My rating: 4 of 5 stars
One of my librarians suggested I read this and after six years, I figure they know me well enough to know what I’d probably like. This was definitely it. This was one of the most realistic, gritty and well done fantasies I’ve read in ages. This is, in some ways, not a pretty story. The characters are often hard and they have every right to be. A decade before when Finnikin was a nine year old boy and the son of the Captain of the Guard. He used to play with Balthazar, the heir to the throne and Lucian Balthazar’s cousin and Isaboe the little princess. Finnikin wanted to be Captain of Balthazar’s guard some day. Then came the five days of the Unspeakable. The King’s whole family was slaughtered. Finnikin’s parents were taken away. The imposter King scapegoated the Forest Dwellers and their priestess put a curse on the kingdom.

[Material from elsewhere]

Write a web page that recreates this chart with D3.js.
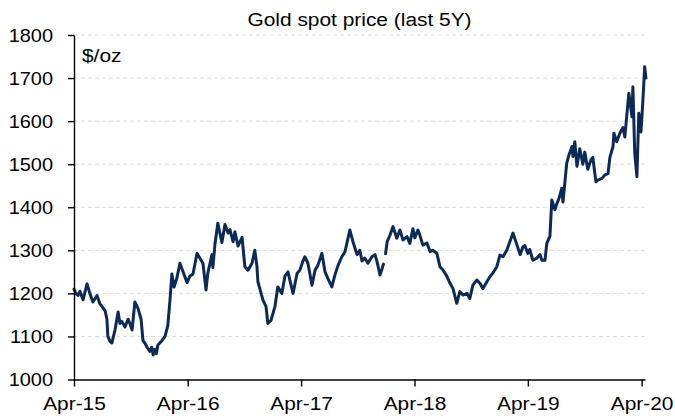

Ten yeas later, Finnikin is apprentice to Sir Topher, the King’s First Man. He’s learned to speak the languages of all the surrounding kingdoms. Together they’ve tried to find the pockets of their people in exile. Finnikin is keeping a Book of Lumatere, a book of their people fearing that they will never again be a real kingdom then he is drawn to a cloister. There he meets Evanjalin and she is nothing what anyone expects. Together with Topher, Finnikin moved by the for of her will to try to retake and rebuild Lumatere first by finding his father then searching for the lost heir.
This story is much more about the people than the retaking of the kingdom. In fact, while that is the plot, the story revolves around the people most especially Finnikin, Evanjalin and later, to a lesser degree Froi and the assorted adults.
Finnikin is brave and stubborn and admittedly a little sexist. As his feelings for Evanjalin grow he does admit he’s not sure he likes having a woman in charge of him (even though she is most of the time).
Evanjalin is one of the strongest female characters I’ve seen in ages without being an outright bitch. Occasionally she is but it makes sense in context. As her many layers are revealed, her life has been one of many horrors. She is cold and dark and very capable of doing some really nasty things if she has to.
Froi is one of the more complicated (and unlikeable) of the characters. He is a monster when he first crosses their paths but again (and not as an excuse for the things he does, this isn’t unexpected. You raise a child like he was raised and a monster is exactly what you get). He’s a young (younger than Finnikin by four or five years) thief who is used to taking what he wants and that includes trying to rape Evanjalin (who promptly sells his butt to slavers even more monstrous than he is) but as the story goes, when the others give him a purpose, he finds something to believe in and becomes incredible protective of Evanjalin.
I could have read this in a day or two had I the time. It is dark. It contains cruelty but it’s about stolen kingdoms and destroyed lives. This is as real as fantasy is going to get. People generally do not deal with horror by becoming beacons of bubbling hope and light. Their hope is muted and they have an edge.
Not to say it’s not without a few issues. Finnikin, upon learning Evanjalin’s secrets (I guessed them), goes on a little too long in resisting what he knows he wants to the point I did want to slap him. Towards the end, Evanjalin was a bit too forgiving of what Froi did even though she says she will never forget it. Overall, for me, these things were minor. Better yet, (don’t get me wrong I love series), this is complete within itself. No cliffhanger. No nothing. It’s certain open to revisiting them down the road but it’s a complete story and I was glad of it.